先日からお話しさせていただいている國分功一郎さん著の『暇と退屈の倫理学』から読み取るFindに通ってくれている子どもたちに通じる「退屈」への一つの解を出してみたので、皆様と共有させていただきたいと思います。
ぜひお時間がおありの方は、國分先生の本著をご覧になられてみてください。
本著のテーマとなっているのは、
暇と退屈といった概念はどのタイミングどんな条件で発生しているもので、それをどうやって日常生活に落とし込んで人々は生活していく必要があるのか?というものです。
人々は、退屈から逃れるために労働し、または、余暇に興じているが、実はそれも自身の選択ではなく消費させられている余暇や趣味であると述べられています。
確かにそんな風に言われるとそう感じてしまいます。
非常にシステム化されている現代社会においては、不便に感じることこそ少ないですが、何か面白みに欠けて、もはや流れに乗っているだけで気づけば文明の進歩に乗れているような感覚になります。
なんとなく流行っているからのっかてみたことが、本当にのめり込んでしまうようなこともあり得ますが、なんとなくこれまでかけてきたお金がもったいないからやめられないということもあるのではないでしょうか。
これは、習い事に置き換えてもそうですよね。
コロナ禍においては、IT化が進み、多くのことが自分の身近でできるようになっています。

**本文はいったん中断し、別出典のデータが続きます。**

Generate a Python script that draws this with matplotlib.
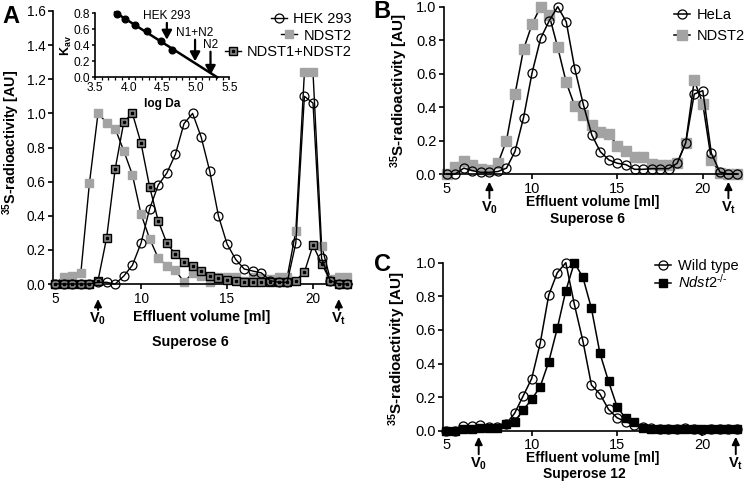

出前という概念も機械的な側面が残ってしまいましたよね。
個人的には、出前というとなんとなくワクワクしていたあの感情が今は少ない気がします。
(我が家にはUberどころか出前館も来ないので、杞憂中の杞憂ですが)
何が言いたいかというと、システム化された世界はどことなく面白みに欠けると感じるわけです。
(これは完全に私見で、もちろんそれにワクワクする方がいるのは存じ上げております)
子どもにおける退屈
大人の社会がそうなのだとしたら、子どもにとっても同じことです。
Findの子どもたちは、素朴なことにも疑問を感じることが多いです。
つまり、なんのための制度?なんでそれを習うの?と。
では、これが「システムのため」という答えだった場合どうでしょうか。
きっと納得いかず面白みを感じることができないでしょう。
退屈の形式
退屈には「第一形式」「第二形式」「第三形式」と3段階があるとされています。
「第一形式」の退屈は、何かによって退屈させられることです。
例えば、駅で電車を待つときに退屈させられることです。
何かの式典でスケジュール通り進むのを待っている間もこれに当たるでしょう。
次いで「第二形式」は、何かに際して退屈すること
例えば、カラオケパーティーに行っているけど、退屈だと感じている状態です。
いわば、退屈しのぎに何か行動をしたけれど、実は退屈であるということ。
そして「第三形式」、これは“なんとなく退屈だ”という状態です。
ハイデッガーはこの第三形式に、「自身が自由であること」を見出せると述べています。
その結果、自分で進むべき道を切り拓けるのだと。
國分先生はこれに対して
いや第三形式も実は第一形式と同じく“決断の奴隷”であると仰られています。
要するに、第一・第三形式はともに主体である自分が受動的になってしまうということです。
これを子どもたちに置き換えると先程の子どもの素朴な疑問と繋がってくるわけです。
言い換えると、主体的に動くことにこそ本質的な楽しさを見つけられるということです。
國分先生曰く、退屈の第二形式にこそこの退屈から抜け出す解決策があるそうです。
というのも、例えば、ご飯を食べることが好きならば、
そのお米はどこで作られているのか、ドレッシングはどうやって作られているのか?原材料は何なのか?
こうやって日常を楽しむ訓練をし続けることで本来的な自分を見つけることができる、と。
なので、学校のカリキュラム通りに進む授業に嫌気がさしている子に対してそれでも時間割通りを求めるような支援はやはりどう頑張ってもインクルーシブ教育とは呼べないだろうこと。
なんとなく静かに座っているだろうからきっと現状満足なのだろうと判断されている子どもに新しい知識を学ばせてあげる気がないことは、子どもの退屈に気づけていないことを意味しますよね。
そしてそういうことに気づいてあげられる人というのは、その人自身そういった日常の訓練を積んでいる人なんだと思います。
子どもたちにとって学校とは、その子がその子の人生を彩る術を身につける場所であってほしいと思っています。
難しい勉強が分からなくても、概念が分からなくても、ただ、機械的に計算カードを暗記させることに何か感じる先生であって欲しいと思います。
とまあ、今回も偉そうにつらつら書いていますが、どうかご容赦ください。
今回のブログは個人的な考察ブログであり、やや強引に子どもたちの世界に当て嵌めた気もするので、哲学家の皆様くれぐれもご理解ください。
そんなわけなので、僕も今以上に日常の彩を増やせられるように訓練を怠らないようにいたします。